**Problem to work on**
All of the lines below are to be printed again exactly; images are excluded from the output.

**Data shown**
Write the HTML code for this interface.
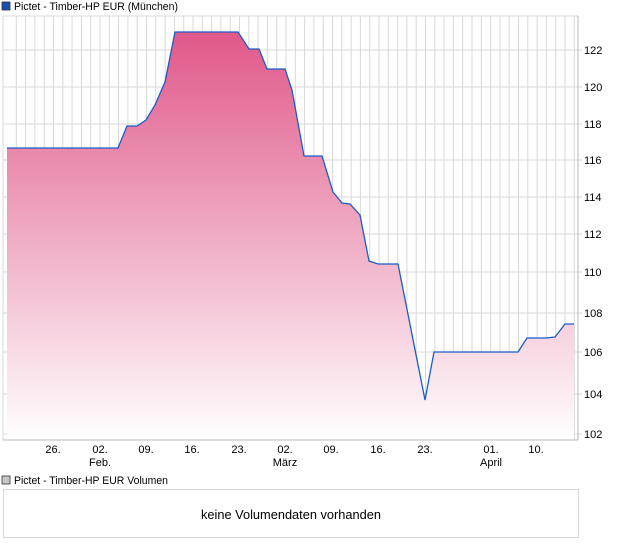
<!DOCTYPE html>
<html><head><meta charset="utf-8"><style>
html,body{margin:0;padding:0;background:#fff;}
svg{display:block;font-family:"Liberation Sans",sans-serif;}
</style></head><body>
<svg width="620" height="546" viewBox="0 0 620 546" xmlns="http://www.w3.org/2000/svg">
<defs>
<linearGradient id="g" x1="0" y1="0" x2="0" y2="1">
<stop offset="0" stop-color="#e0588a"/>
<stop offset="1" stop-color="#ffffff"/>
</linearGradient>
</defs>
<rect x="2" y="2" width="8" height="8" fill="#1a4fb0" stroke="#333" stroke-width="0.8"/>
<text x="14" y="10" font-size="11" fill="#000" textLength="164" lengthAdjust="spacingAndGlyphs">Pictet - Timber-HP EUR (München)</text>
<g stroke="#d8d8d8" stroke-width="1">
<line x1="3" y1="16" x2="3" y2="440"/>
<line x1="16.3" y1="16" x2="16.3" y2="440"/><line x1="25.6" y1="16" x2="25.6" y2="440"/><line x1="34.9" y1="16" x2="34.9" y2="440"/><line x1="44.2" y1="16" x2="44.2" y2="440"/><line x1="53.5" y1="16" x2="53.5" y2="440"/><line x1="62.8" y1="16" x2="62.8" y2="440"/><line x1="72.1" y1="16" x2="72.1" y2="440"/><line x1="81.4" y1="16" x2="81.4" y2="440"/><line x1="90.7" y1="16" x2="90.7" y2="440"/><line x1="100" y1="16" x2="100" y2="440"/><line x1="109.3" y1="16" x2="109.3" y2="440"/><line x1="118.6" y1="16" x2="118.6" y2="440"/><line x1="127.9" y1="16" x2="127.9" y2="440"/><line x1="137.2" y1="16" x2="137.2" y2="440"/><line x1="146.5" y1="16" x2="146.5" y2="440"/><line x1="155.8" y1="16" x2="155.8" y2="440"/><line x1="165.1" y1="16" x2="165.1" y2="440"/><line x1="174.4" y1="16" x2="174.4" y2="440"/><line x1="183.7" y1="16" x2="183.7" y2="440"/><line x1="193" y1="16" x2="193" y2="440"/><line x1="202.3" y1="16" x2="202.3" y2="440"/><line x1="211.6" y1="16" x2="211.6" y2="440"/><line x1="220.9" y1="16" x2="220.9" y2="440"/><line x1="230.2" y1="16" x2="230.2" y2="440"/><line x1="239.5" y1="16" x2="239.5" y2="440"/><line x1="248.8" y1="16" x2="248.8" y2="440"/><line x1="258.1" y1="16" x2="258.1" y2="440"/><line x1="267.4" y1="16" x2="267.4" y2="440"/><line x1="276.7" y1="16" x2="276.7" y2="440"/><line x1="286" y1="16" x2="286" y2="440"/><line x1="295.3" y1="16" x2="295.3" y2="440"/><line x1="304.6" y1="16" x2="304.6" y2="440"/><line x1="313.9" y1="16" x2="313.9" y2="440"/><line x1="323.2" y1="16" x2="323.2" y2="440"/><line x1="332.5" y1="16" x2="332.5" y2="440"/><line x1="341.8" y1="16" x2="341.8" y2="440"/><line x1="351.1" y1="16" x2="351.1" y2="440"/><line x1="360.4" y1="16" x2="360.4" y2="440"/><line x1="369.7" y1="16" x2="369.7" y2="440"/><line x1="379" y1="16" x2="379" y2="440"/><line x1="388.3" y1="16" x2="388.3" y2="440"/><line x1="397.6" y1="16" x2="397.6" y2="440"/><line x1="406.9" y1="16" x2="406.9" y2="440"/><line x1="416.2" y1="16" x2="416.2" y2="440"/><line x1="425.5" y1="16" x2="425.5" y2="440"/><line x1="434.8" y1="16" x2="434.8" y2="440"/><line x1="444.1" y1="16" x2="444.1" y2="440"/><line x1="453.4" y1="16" x2="453.4" y2="440"/><line x1="462.7" y1="16" x2="462.7" y2="440"/><line x1="472" y1="16" x2="472" y2="440"/><line x1="481.3" y1="16" x2="481.3" y2="440"/><line x1="490.6" y1="16" x2="490.6" y2="440"/><line x1="499.9" y1="16" x2="499.9" y2="440"/><line x1="509.2" y1="16" x2="509.2" y2="440"/><line x1="518.5" y1="16" x2="518.5" y2="440"/><line x1="527.8" y1="16" x2="527.8" y2="440"/><line x1="537.1" y1="16" x2="537.1" y2="440"/><line x1="546.4" y1="16" x2="546.4" y2="440"/><line x1="555.7" y1="16" x2="555.7" y2="440"/><line x1="565" y1="16" x2="565" y2="440"/><line x1="574.3" y1="16" x2="574.3" y2="440"/>
<line x1="3" y1="50" x2="582" y2="50"/><line x1="3" y1="87" x2="582" y2="87"/><line x1="3" y1="124" x2="582" y2="124"/><line x1="3" y1="160" x2="582" y2="160"/><line x1="3" y1="197" x2="582" y2="197"/><line x1="3" y1="234" x2="582" y2="234"/><line x1="3" y1="272" x2="582" y2="272"/><line x1="3" y1="313" x2="582" y2="313"/><line x1="3" y1="352" x2="582" y2="352"/><line x1="3" y1="394" x2="582" y2="394"/><line x1="3" y1="434" x2="582" y2="434"/>
<line x1="3" y1="16" x2="578" y2="16"/>
</g>
<path d="M7,148 L118,148 L127,126 L137,126 L146,120 L155,105 L165,82 L175,32 L238,32 L249,49 L259,49 L267,69 L285,69 L292,90 L304,156 L322,156 L333,192 L342,203 L350,204 L360,215 L369,261 L378,264 L398,264 L425,400 L434,352 L518,352 L527,338 L546,338 L555,337 L565,324 L574,324 L574,440 L7,440 Z" fill="url(#g)"/>
<path d="M7,148 L118,148 L127,126 L137,126 L146,120 L155,105 L165,82 L175,32 L238,32 L249,49 L259,49 L267,69 L285,69 L292,90 L304,156 L322,156 L333,192 L342,203 L350,204 L360,215 L369,261 L378,264 L398,264 L425,400 L434,352 L518,352 L527,338 L546,338 L555,337 L565,324 L574,324" fill="none" stroke="#1a5cc8" stroke-width="1.3"/>
<line x1="578" y1="16" x2="578" y2="440" stroke="#bbb"/>
<line x1="3" y1="440" x2="578" y2="440" stroke="#bbb"/>
<g font-size="11" fill="#000">
<text x="584" y="54">122</text><text x="584" y="91">120</text><text x="584" y="128">118</text><text x="584" y="164">116</text><text x="584" y="201">114</text><text x="584" y="238">112</text><text x="584" y="276">110</text><text x="584" y="317">108</text><text x="584" y="356">106</text><text x="584" y="398">104</text><text x="584" y="438">102</text>
</g>
<g font-size="11" fill="#000" text-anchor="middle">
<text x="53" y="453">26.</text><text x="100" y="453">02.</text><text x="146" y="453">09.</text><text x="192" y="453">16.</text><text x="239" y="453">23.</text><text x="285" y="453">02.</text><text x="331" y="453">09.</text><text x="378" y="453">16.</text><text x="425" y="453">23.</text><text x="491" y="453">01.</text><text x="536" y="453">10.</text>
<text x="100" y="466">Feb.</text><text x="285" y="466">März</text><text x="491" y="466">April</text>
</g>
<rect x="2" y="476" width="8" height="8" fill="#c8c8c8" stroke="#333" stroke-width="0.8"/>
<text x="14" y="484" font-size="11" fill="#000" textLength="154" lengthAdjust="spacingAndGlyphs">Pictet - Timber-HP EUR Volumen</text>
<rect x="3.5" y="489.5" width="575" height="48" fill="#fff" stroke="#d8d8d8"/>
<text x="291" y="519" font-size="13" fill="#000" text-anchor="middle" textLength="180" lengthAdjust="spacingAndGlyphs">keine Volumendaten vorhanden</text>
</svg>
</body></html>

**Written reply**
Write the HTML code for this interface.
<!DOCTYPE html>
<html><head><meta charset="utf-8"><style>
html,body{margin:0;padding:0;background:#fff;}
svg{display:block;font-family:"Liberation Sans",sans-serif;}
</style></head><body>
<svg width="620" height="546" viewBox="0 0 620 546" xmlns="http://www.w3.org/2000/svg">
<defs>
<linearGradient id="g" x1="0" y1="0" x2="0" y2="1">
<stop offset="0" stop-color="#e0588a"/>
<stop offset="1" stop-color="#ffffff"/>
</linearGradient>
</defs>
<rect x="2" y="2" width="8" height="8" fill="#1a4fb0" stroke="#333" stroke-width="0.8"/>
<text x="14" y="10" font-size="11" fill="#000" textLength="164" lengthAdjust="spacingAndGlyphs">Pictet - Timber-HP EUR (München)</text>
<g stroke="#d8d8d8" stroke-width="1">
<line x1="3" y1="16" x2="3" y2="440"/>
<line x1="16.3" y1="16" x2="16.3" y2="440"/><line x1="25.6" y1="16" x2="25.6" y2="440"/><line x1="34.9" y1="16" x2="34.9" y2="440"/><line x1="44.2" y1="16" x2="44.2" y2="440"/><line x1="53.5" y1="16" x2="53.5" y2="440"/><line x1="62.8" y1="16" x2="62.8" y2="440"/><line x1="72.1" y1="16" x2="72.1" y2="440"/><line x1="81.4" y1="16" x2="81.4" y2="440"/><line x1="90.7" y1="16" x2="90.7" y2="440"/><line x1="100" y1="16" x2="100" y2="440"/><line x1="109.3" y1="16" x2="109.3" y2="440"/><line x1="118.6" y1="16" x2="118.6" y2="440"/><line x1="127.9" y1="16" x2="127.9" y2="440"/><line x1="137.2" y1="16" x2="137.2" y2="440"/><line x1="146.5" y1="16" x2="146.5" y2="440"/><line x1="155.8" y1="16" x2="155.8" y2="440"/><line x1="165.1" y1="16" x2="165.1" y2="440"/><line x1="174.4" y1="16" x2="174.4" y2="440"/><line x1="183.7" y1="16" x2="183.7" y2="440"/><line x1="193" y1="16" x2="193" y2="440"/><line x1="202.3" y1="16" x2="202.3" y2="440"/><line x1="211.6" y1="16" x2="211.6" y2="440"/><line x1="220.9" y1="16" x2="220.9" y2="440"/><line x1="230.2" y1="16" x2="230.2" y2="440"/><line x1="239.5" y1="16" x2="239.5" y2="440"/><line x1="248.8" y1="16" x2="248.8" y2="440"/><line x1="258.1" y1="16" x2="258.1" y2="440"/><line x1="267.4" y1="16" x2="267.4" y2="440"/><line x1="276.7" y1="16" x2="276.7" y2="440"/><line x1="286" y1="16" x2="286" y2="440"/><line x1="295.3" y1="16" x2="295.3" y2="440"/><line x1="304.6" y1="16" x2="304.6" y2="440"/><line x1="313.9" y1="16" x2="313.9" y2="440"/><line x1="323.2" y1="16" x2="323.2" y2="440"/><line x1="332.5" y1="16" x2="332.5" y2="440"/><line x1="341.8" y1="16" x2="341.8" y2="440"/><line x1="351.1" y1="16" x2="351.1" y2="440"/><line x1="360.4" y1="16" x2="360.4" y2="440"/><line x1="369.7" y1="16" x2="369.7" y2="440"/><line x1="379" y1="16" x2="379" y2="440"/><line x1="388.3" y1="16" x2="388.3" y2="440"/><line x1="397.6" y1="16" x2="397.6" y2="440"/><line x1="406.9" y1="16" x2="406.9" y2="440"/><line x1="416.2" y1="16" x2="416.2" y2="440"/><line x1="425.5" y1="16" x2="425.5" y2="440"/><line x1="434.8" y1="16" x2="434.8" y2="440"/><line x1="444.1" y1="16" x2="444.1" y2="440"/><line x1="453.4" y1="16" x2="453.4" y2="440"/><line x1="462.7" y1="16" x2="462.7" y2="440"/><line x1="472" y1="16" x2="472" y2="440"/><line x1="481.3" y1="16" x2="481.3" y2="440"/><line x1="490.6" y1="16" x2="490.6" y2="440"/><line x1="499.9" y1="16" x2="499.9" y2="440"/><line x1="509.2" y1="16" x2="509.2" y2="440"/><line x1="518.5" y1="16" x2="518.5" y2="440"/><line x1="527.8" y1="16" x2="527.8" y2="440"/><line x1="537.1" y1="16" x2="537.1" y2="440"/><line x1="546.4" y1="16" x2="546.4" y2="440"/><line x1="555.7" y1="16" x2="555.7" y2="440"/><line x1="565" y1="16" x2="565" y2="440"/><line x1="574.3" y1="16" x2="574.3" y2="440"/>
<line x1="3" y1="50" x2="582" y2="50"/><line x1="3" y1="87" x2="582" y2="87"/><line x1="3" y1="124" x2="582" y2="124"/><line x1="3" y1="160" x2="582" y2="160"/><line x1="3" y1="197" x2="582" y2="197"/><line x1="3" y1="234" x2="582" y2="234"/><line x1="3" y1="272" x2="582" y2="272"/><line x1="3" y1="313" x2="582" y2="313"/><line x1="3" y1="352" x2="582" y2="352"/><line x1="3" y1="394" x2="582" y2="394"/><line x1="3" y1="434" x2="582" y2="434"/>
<line x1="3" y1="16" x2="578" y2="16"/>
</g>
<path d="M7,148 L118,148 L127,126 L137,126 L146,120 L155,105 L165,82 L175,32 L238,32 L249,49 L259,49 L267,69 L285,69 L292,90 L304,156 L322,156 L333,192 L342,203 L350,204 L360,215 L369,261 L378,264 L398,264 L425,400 L434,352 L518,352 L527,338 L546,338 L555,337 L565,324 L574,324 L574,440 L7,440 Z" fill="url(#g)"/>
<path d="M7,148 L118,148 L127,126 L137,126 L146,120 L155,105 L165,82 L175,32 L238,32 L249,49 L259,49 L267,69 L285,69 L292,90 L304,156 L322,156 L333,192 L342,203 L350,204 L360,215 L369,261 L378,264 L398,264 L425,400 L434,352 L518,352 L527,338 L546,338 L555,337 L565,324 L574,324" fill="none" stroke="#1a5cc8" stroke-width="1.3"/>
<line x1="578" y1="16" x2="578" y2="440" stroke="#bbb"/>
<line x1="3" y1="440" x2="578" y2="440" stroke="#bbb"/>
<g font-size="11" fill="#000">
<text x="584" y="54">122</text><text x="584" y="91">120</text><text x="584" y="128">118</text><text x="584" y="164">116</text><text x="584" y="201">114</text><text x="584" y="238">112</text><text x="584" y="276">110</text><text x="584" y="317">108</text><text x="584" y="356">106</text><text x="584" y="398">104</text><text x="584" y="438">102</text>
</g>
<g font-size="11" fill="#000" text-anchor="middle">
<text x="53" y="453">26.</text><text x="100" y="453">02.</text><text x="146" y="453">09.</text><text x="192" y="453">16.</text><text x="239" y="453">23.</text><text x="285" y="453">02.</text><text x="331" y="453">09.</text><text x="378" y="453">16.</text><text x="425" y="453">23.</text><text x="491" y="453">01.</text><text x="536" y="453">10.</text>
<text x="100" y="466">Feb.</text><text x="285" y="466">März</text><text x="491" y="466">April</text>
</g>
<rect x="2" y="476" width="8" height="8" fill="#c8c8c8" stroke="#333" stroke-width="0.8"/>
<text x="14" y="484" font-size="11" fill="#000" textLength="154" lengthAdjust="spacingAndGlyphs">Pictet - Timber-HP EUR Volumen</text>
<rect x="3.5" y="489.5" width="575" height="48" fill="#fff" stroke="#d8d8d8"/>
<text x="291" y="519" font-size="13" fill="#000" text-anchor="middle" textLength="180" lengthAdjust="spacingAndGlyphs">keine Volumendaten vorhanden</text>
</svg>
</body></html>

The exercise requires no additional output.